— START OF Source data —

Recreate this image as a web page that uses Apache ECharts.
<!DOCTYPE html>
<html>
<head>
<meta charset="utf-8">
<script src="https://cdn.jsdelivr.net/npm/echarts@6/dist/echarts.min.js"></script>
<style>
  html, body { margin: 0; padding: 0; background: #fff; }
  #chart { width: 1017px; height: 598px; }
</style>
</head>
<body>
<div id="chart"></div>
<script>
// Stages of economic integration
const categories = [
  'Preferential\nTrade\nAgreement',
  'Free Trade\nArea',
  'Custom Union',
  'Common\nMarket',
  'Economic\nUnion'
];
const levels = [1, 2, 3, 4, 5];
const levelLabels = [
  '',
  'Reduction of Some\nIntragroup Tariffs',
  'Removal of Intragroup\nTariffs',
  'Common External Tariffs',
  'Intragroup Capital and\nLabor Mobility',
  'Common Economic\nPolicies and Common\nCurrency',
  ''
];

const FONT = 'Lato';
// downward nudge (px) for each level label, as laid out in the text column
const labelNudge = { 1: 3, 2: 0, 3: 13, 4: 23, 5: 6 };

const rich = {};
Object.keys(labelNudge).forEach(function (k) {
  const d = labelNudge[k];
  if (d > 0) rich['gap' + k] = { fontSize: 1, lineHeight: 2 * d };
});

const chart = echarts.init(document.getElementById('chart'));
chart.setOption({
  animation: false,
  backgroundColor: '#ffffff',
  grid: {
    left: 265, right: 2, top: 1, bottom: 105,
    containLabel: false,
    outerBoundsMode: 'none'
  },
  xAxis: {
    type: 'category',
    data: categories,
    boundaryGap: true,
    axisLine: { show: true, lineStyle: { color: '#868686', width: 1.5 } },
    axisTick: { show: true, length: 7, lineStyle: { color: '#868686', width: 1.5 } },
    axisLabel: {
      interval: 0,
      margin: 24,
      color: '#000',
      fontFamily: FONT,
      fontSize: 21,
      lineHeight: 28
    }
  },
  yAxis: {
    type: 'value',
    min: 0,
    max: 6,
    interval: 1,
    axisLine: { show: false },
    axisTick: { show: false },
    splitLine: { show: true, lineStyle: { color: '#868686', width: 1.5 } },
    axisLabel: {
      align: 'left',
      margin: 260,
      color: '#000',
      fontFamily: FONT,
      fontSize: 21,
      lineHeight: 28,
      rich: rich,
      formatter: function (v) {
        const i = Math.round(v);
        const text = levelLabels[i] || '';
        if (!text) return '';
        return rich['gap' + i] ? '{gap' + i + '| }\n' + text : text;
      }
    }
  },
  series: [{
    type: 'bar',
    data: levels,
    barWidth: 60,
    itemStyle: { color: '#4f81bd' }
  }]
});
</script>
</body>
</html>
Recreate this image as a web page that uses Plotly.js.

— END OF Source data —

Word for word, quote all of the data above.

Recreate this image as a web page that uses Apache ECharts.
<!DOCTYPE html>
<html>
<head>
<meta charset="utf-8">
<script src="https://cdn.jsdelivr.net/npm/echarts@6/dist/echarts.min.js"></script>
<style>
  html, body { margin: 0; padding: 0; background: #fff; }
  #chart { width: 1017px; height: 598px; }
</style>
</head>
<body>
<div id="chart"></div>
<script>
// Stages of economic integration
const categories = [
  'Preferential\nTrade\nAgreement',
  'Free Trade\nArea',
  'Custom Union',
  'Common\nMarket',
  'Economic\nUnion'
];
const levels = [1, 2, 3, 4, 5];
const levelLabels = [
  '',
  'Reduction of Some\nIntragroup Tariffs',
  'Removal of Intragroup\nTariffs',
  'Common External Tariffs',
  'Intragroup Capital and\nLabor Mobility',
  'Common Economic\nPolicies and Common\nCurrency',
  ''
];

const FONT = 'Lato';
// downward nudge (px) for each level label, as laid out in the text column
const labelNudge = { 1: 3, 2: 0, 3: 13, 4: 23, 5: 6 };

const rich = {};
Object.keys(labelNudge).forEach(function (k) {
  const d = labelNudge[k];
  if (d > 0) rich['gap' + k] = { fontSize: 1, lineHeight: 2 * d };
});

const chart = echarts.init(document.getElementById('chart'));
chart.setOption({
  animation: false,
  backgroundColor: '#ffffff',
  grid: {
    left: 265, right: 2, top: 1, bottom: 105,
    containLabel: false,
    outerBoundsMode: 'none'
  },
  xAxis: {
    type: 'category',
    data: categories,
    boundaryGap: true,
    axisLine: { show: true, lineStyle: { color: '#868686', width: 1.5 } },
    axisTick: { show: true, length: 7, lineStyle: { color: '#868686', width: 1.5 } },
    axisLabel: {
      interval: 0,
      margin: 24,
      color: '#000',
      fontFamily: FONT,
      fontSize: 21,
      lineHeight: 28
    }
  },
  yAxis: {
    type: 'value',
    min: 0,
    max: 6,
    interval: 1,
    axisLine: { show: false },
    axisTick: { show: false },
    splitLine: { show: true, lineStyle: { color: '#868686', width: 1.5 } },
    axisLabel: {
      align: 'left',
      margin: 260,
      color: '#000',
      fontFamily: FONT,
      fontSize: 21,
      lineHeight: 28,
      rich: rich,
      formatter: function (v) {
        const i = Math.round(v);
        const text = levelLabels[i] || '';
        if (!text) return '';
        return rich['gap' + i] ? '{gap' + i + '| }\n' + text : text;
      }
    }
  },
  series: [{
    type: 'bar',
    data: levels,
    barWidth: 60,
    itemStyle: { color: '#4f81bd' }
  }]
});
</script>
</body>
</html>
Recreate this image as a web page that uses Plotly.js.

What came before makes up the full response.